В свете сказанного выше в том факте, что режим поддерживал кооперативное движение, которое было явно враждебно идеям аграрной реформы, нет ничего удивительного. Это всего лишь свидетельство слабости российского либерализма в период, на который пришелся его предреволюционный пик.
На практике правительство, поддерживая кооперативное движение, вытесняло частных капиталистов, работавших в рамках рыночных ограничений, поскольку могло ссужать мелкими порциями казенные деньги, не особо заботясь о возврате средств. Чиновники, контролировавшие кредитование кооперативов, отказывали тем из них, в правлении которых находились «торгаши» или люди, которых можно было в этом заподозрить.
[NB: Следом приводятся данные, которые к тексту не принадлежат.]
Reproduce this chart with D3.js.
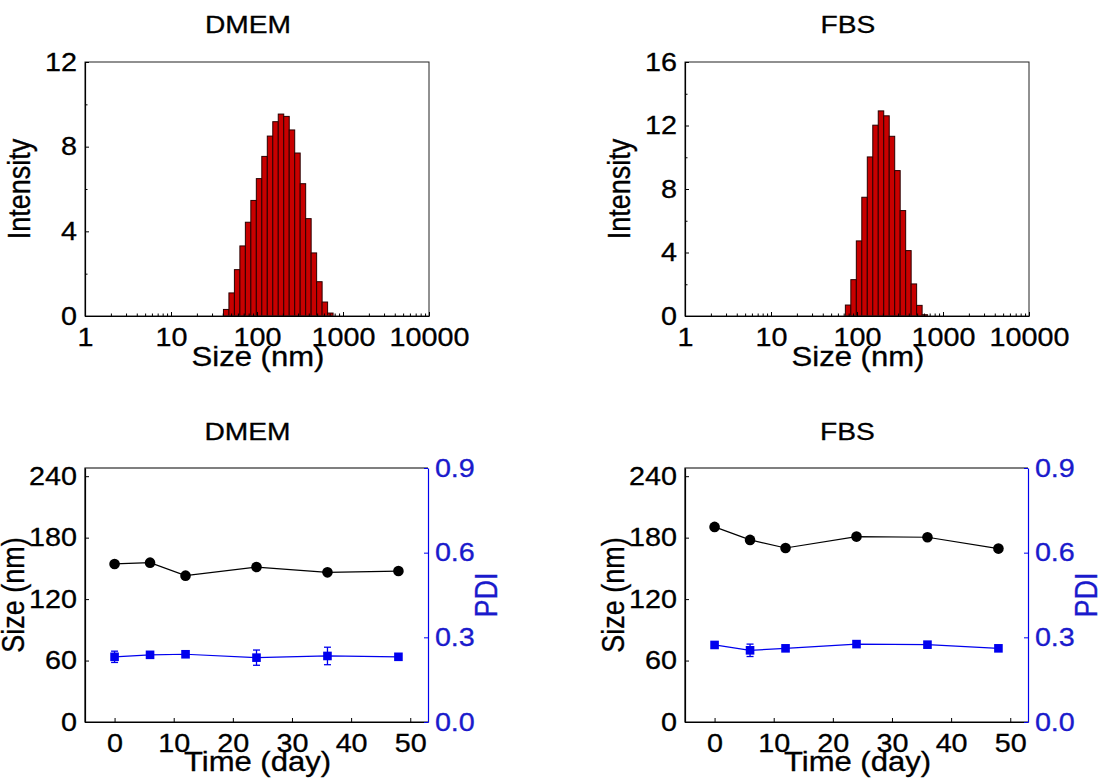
<!DOCTYPE html>
<html>
<head>
<meta charset="utf-8">
<script src="https://cdn.jsdelivr.net/npm/d3@7"></script>
<style>
  html, body { margin: 0; padding: 0; background: #fff; }
  svg { display: block; font-family: "Liberation Sans", Arial, sans-serif; }
</style>
</head>
<body>
<svg id="chart" width="1102" height="784"></svg>
<script>
// ---------------- data ----------------
const DMEM_SIZES = [43.82, 50.75, 58.77, 68.06, 78.82, 91.28, 105.7, 122.4, 141.8, 164.2, 190.1, 220.2, 255.0, 295.3, 342.0, 396.1, 458.7, 531.2, 615.1, 712.4];
const DMEM_INTENSITY = [0.31, 1.09, 2.19, 3.31, 4.43, 5.46, 6.49, 7.54, 8.50, 9.18, 9.54, 9.43, 8.79, 7.70, 6.25, 4.60, 2.98, 1.62, 0.66, 0.14];
const FBS_SIZES = [78.82, 91.28, 105.7, 122.4, 141.8, 164.2, 190.1, 220.2, 255.0, 295.3, 342.0, 396.1, 458.7, 531.2, 615.1];
const FBS_INTENSITY = [0.69, 2.29, 4.73, 7.48, 10.02, 12.02, 12.92, 12.61, 11.32, 9.16, 6.64, 4.12, 2.02, 0.67, 0.08];

const TIME_DAYS = [0, 6, 12, 24, 36, 48];
const DMEM_SIZE_NM = [154.3, 155.6, 142.9, 151.3, 146.1, 147.4];
const DMEM_PDI = [0.231, 0.238, 0.240, 0.228, 0.234, 0.231];
const DMEM_PDI_ERR = [0.020, 0.005, 0.005, 0.027, 0.031, 0.005];
const FBS_SIZE_NM = [190.5, 177.8, 169.9, 181.0, 180.4, 169.3];
const FBS_PDI = [0.273, 0.254, 0.261, 0.276, 0.274, 0.261];
const FBS_PDI_ERR = [0.005, 0.022, 0.008, 0.005, 0.005, 0.010];

const LOG_TICKS = [1, 10, 100, 1000, 10000];
const DMEM_INT_TICKS = [0, 4, 8, 12];
const FBS_INT_TICKS = [0, 4, 8, 12, 16];
const TIME_TICKS = [0, 10, 20, 30, 40, 50];
const SIZE_TICKS = [0, 60, 120, 180, 240];
const PDI_TICKS = [0.0, 0.3, 0.6, 0.9];

// ---------------- styling ----------------
const SX = 1.15;           // horizontal stretch of the original figure text
const BLUE = "#0000ee";
const BLUE_TXT = "#1a1acc";
const TICK_FS = 25, TITLE_FS = 24.5, LABEL_FS = 27;

const svg = d3.select("#chart");

function txt(g, x, y, s, opt = {}) {
  const col = opt.fill || "#000";
  const t = g.append("text")
    .attr("transform", `translate(${x},${y}) scale(${SX},1)` + (opt.rotate ? ` rotate(${opt.rotate})` : ""))
    .attr("text-anchor", opt.anchor || "middle")
    .attr("font-size", opt.size || LABEL_FS)
    .attr("fill", col)
    .attr("stroke", col).attr("stroke-width", 0.3)
    .text(s);
  if (opt.dy) t.attr("dy", opt.dy);
  return t;
}

function styleAxis(g, color, fs) {
  const tc = color === "#000" ? "#000" : BLUE_TXT;
  g.selectAll("path.domain").attr("stroke", color).attr("stroke-width", 1.2);
  g.selectAll(".tick line").attr("stroke", color).attr("stroke-width", 1);
  g.selectAll(".tick text")
    .attr("font-size", fs)
    .attr("fill", tc)
    .attr("stroke", tc).attr("stroke-width", 0.3)
    .attr("font-family", "Liberation Sans, Arial, sans-serif")
    .attr("transform", `scale(${SX},1)`);
}

// ---------------- histogram panels ----------------
function histPanel(L, T, R, B, title, sizes, inten, yMax, yTicks) {
  const g = svg.append("g");
  const x = d3.scaleLog().domain([1, 10000]).range([L, R]);
  const y = d3.scaleLinear().domain([0, yMax]).range([B, T]);
  const ratio = Math.sqrt(sizes[1] / sizes[0]);

  // bars
  g.append("g").selectAll("rect").data(sizes).join("rect")
    .attr("x", d => x(d / ratio))
    .attr("width", d => x(d * ratio) - x(d / ratio))
    .attr("y", (d, i) => y(inten[i]))
    .attr("height", (d, i) => B - y(inten[i]))
    .attr("fill", "#c80000")
    .attr("stroke", "#2a0000")
    .attr("stroke-width", 1);

  // frame
  g.append("rect").attr("x", L).attr("y", T).attr("width", R - L).attr("height", B - T)
    .attr("fill", "none").attr("stroke", "#222").attr("stroke-width", 1);

  // x axis (log), inside ticks
  const minor = [];
  for (let dec = 1; dec < 10000; dec *= 10) for (let k = 2; k <= 9; k++) minor.push(dec * k);
  const xa = g.append("g").attr("transform", `translate(0,${B})`)
    .call(d3.axisBottom(x).tickValues(LOG_TICKS).tickFormat(d3.format("d")).tickSizeInner(-4).tickSizeOuter(0).tickPadding(8));
  styleAxis(xa, "#000", TICK_FS);
  xa.selectAll(".tick text").attr("dy", "0.9em");
  const xm = g.append("g").attr("transform", `translate(0,${B})`)
    .call(d3.axisBottom(x).tickValues(minor).tickFormat("").tickSizeInner(-2.5).tickSizeOuter(0));
  styleAxis(xm, "#000", TICK_FS);
  xm.select("path.domain").remove();

  // y axis
  const ya = g.append("g").attr("transform", `translate(${L},0)`)
    .call(d3.axisLeft(y).tickValues(yTicks).tickSizeInner(-4).tickSizeOuter(0).tickPadding(7));
  styleAxis(ya, "#000", TICK_FS);
  const yMinor = yTicks.slice(0, -1).map((v, i) => (v + yTicks[i + 1]) / 2);
  const ym = g.append("g").attr("transform", `translate(${L},0)`)
    .call(d3.axisLeft(y).tickValues(yMinor).tickFormat("").tickSizeInner(-2.5).tickSizeOuter(0));
  styleAxis(ym, "#000", TICK_FS);
  ym.select("path.domain").remove();

  txt(g, (L + R) / 2 - 9, T - 29, title, { size: TITLE_FS });
  txt(g, (L + R) / 2 + 1, B + 50, "Size (nm)", { size: LABEL_FS });
  txt(g, L - 55, (T + B) / 2, "Intensity", { size: LABEL_FS, rotate: -90 });
}

// ---------------- stability panels ----------------
function timePanel(L, T, R, B, title, sizeVals, pdiVals, pdiErr) {
  const g = svg.append("g");
  const x = d3.scaleLinear().domain([-5, 53]).range([L, R]);
  const yL = d3.scaleLinear().domain([0, 248]).range([B, T]);
  const yR = d3.scaleLinear().domain([0, 0.9]).range([B, T]);

  // frame top + left + bottom in black
  g.append("path").attr("d", `M${R},${T}H${L}V${B}H${R}`).attr("fill", "none")
    .attr("stroke", "#000").attr("stroke-width", 1.2);

  const xa = g.append("g").attr("transform", `translate(0,${B})`)
    .call(d3.axisBottom(x).tickValues(TIME_TICKS).tickSizeInner(-4).tickSizeOuter(0).tickPadding(8));
  styleAxis(xa, "#000", TICK_FS);
  xa.selectAll(".tick text").attr("dy", "0.9em");

  const ya = g.append("g").attr("transform", `translate(${L},0)`)
    .call(d3.axisLeft(yL).tickValues(SIZE_TICKS).tickSizeInner(-4).tickSizeOuter(0).tickPadding(7));
  styleAxis(ya, "#000", TICK_FS);

  const yr = g.append("g").attr("transform", `translate(${R},0)`)
    .call(d3.axisRight(yR).tickValues(PDI_TICKS).tickFormat(d3.format(".1f")).tickSizeInner(-4).tickSizeOuter(0).tickPadding(6));
  styleAxis(yr, BLUE, TICK_FS);

  // size series (black circles)
  const sizeLine = d3.line().x((d, i) => x(TIME_DAYS[i])).y(d => yL(d));
  g.append("path").attr("d", sizeLine(sizeVals)).attr("fill", "none").attr("stroke", "#000").attr("stroke-width", 1.2);
  g.append("g").selectAll("circle").data(sizeVals).join("circle")
    .attr("cx", (d, i) => x(TIME_DAYS[i])).attr("cy", d => yL(d)).attr("r", 5.3).attr("fill", "#000");

  // PDI series (blue squares with error bars)
  const pdiLine = d3.line().x((d, i) => x(TIME_DAYS[i])).y(d => yR(d));
  g.append("path").attr("d", pdiLine(pdiVals)).attr("fill", "none").attr("stroke", BLUE).attr("stroke-width", 1.2);
  const eb = g.append("g").attr("stroke", BLUE).attr("stroke-width", 1.3);
  pdiVals.forEach((v, i) => {
    const cx = x(TIME_DAYS[i]);
    const y1 = yR(v + pdiErr[i]), y2 = yR(v - pdiErr[i]);
    eb.append("line").attr("x1", cx).attr("x2", cx).attr("y1", y1).attr("y2", y2);
    eb.append("line").attr("x1", cx - 3.5).attr("x2", cx + 3.5).attr("y1", y1).attr("y2", y1);
    eb.append("line").attr("x1", cx - 3.5).attr("x2", cx + 3.5).attr("y1", y2).attr("y2", y2);
  });
  g.append("g").selectAll("rect").data(pdiVals).join("rect")
    .attr("x", (d, i) => x(TIME_DAYS[i]) - 4.3).attr("y", d => yR(d) - 4.3)
    .attr("width", 8.6).attr("height", 8.6).attr("fill", BLUE);

  txt(g, (L + R) / 2 - 9, T - 28, title, { size: TITLE_FS });
  txt(g, (L + R) / 2 + 1, B + 49, "Time (day)", { size: LABEL_FS });
  txt(g, L - 61, (T + B) / 2, "Size (nm)", { size: LABEL_FS, rotate: -90 });
  txt(g, R + 69, (T + B) / 2, "PDI", { size: LABEL_FS, rotate: -90, fill: BLUE_TXT });
}

histPanel(85, 62, 429, 316, "DMEM", DMEM_SIZES, DMEM_INTENSITY, 12, DMEM_INT_TICKS);
histPanel(685, 62, 1029, 316, "FBS", FBS_SIZES, FBS_INTENSITY, 16, FBS_INT_TICKS);
timePanel(85, 468, 428, 722, "DMEM", DMEM_SIZE_NM, DMEM_PDI, DMEM_PDI_ERR);
timePanel(685, 468, 1028, 722, "FBS", FBS_SIZE_NM, FBS_PDI, FBS_PDI_ERR);
</script>
</body>
</html>
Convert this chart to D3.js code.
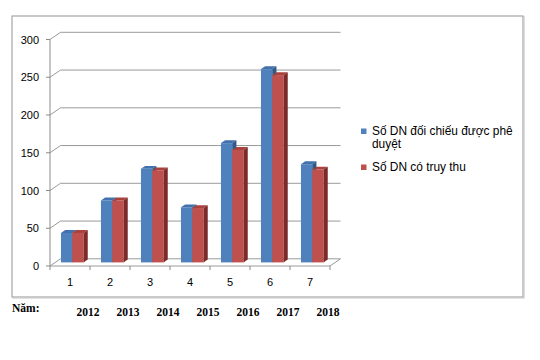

Инспекторы противопоставляли торговцам «крестьян‐производителей»[677] и с возмущением говорили о «вопиющем торгашестве», т. е. о «перепродаже товаров с присвоением разницы в цене»[678]. Инспекторы доходили даже до того, что отказывали в ссудах тем кооперативам, в правление которых входили «влиятельные люди», такие как деревенские писцы[679]. Один инспектор добивался того, чтобы сравнительно независимый кооператив отказался от помощи двух образованных местных людей – священника и счетовода, которые даже не входили в состав правления. Не достигнув успеха прямым натиском, он все‐таки восторжествовал, добившись через губернатора, чтобы священника сослали в монастырь, а счетовода призвали в армию[680]. Крестьяне, быстро научившиеся подыгрывать предубеждению начальства, били на жалость, изображая полную неприспособленность к жизни. Один, добиваясь увеличения ссуды для своего кооператива, упирал на «темноту» и «беззащитность» его членов, а инспектор жизнерадостно опубликовал это исполненное самоуничижительной верноподданности письмо в журнале под заголовком «Наша темнота»[681].
Программа достигла немалого успеха в подавлении частной рыночной инициативы. Число частных маслобоен в Вологодской губернии сократилось с 363 в 1905 г. до 136 в 1914 г.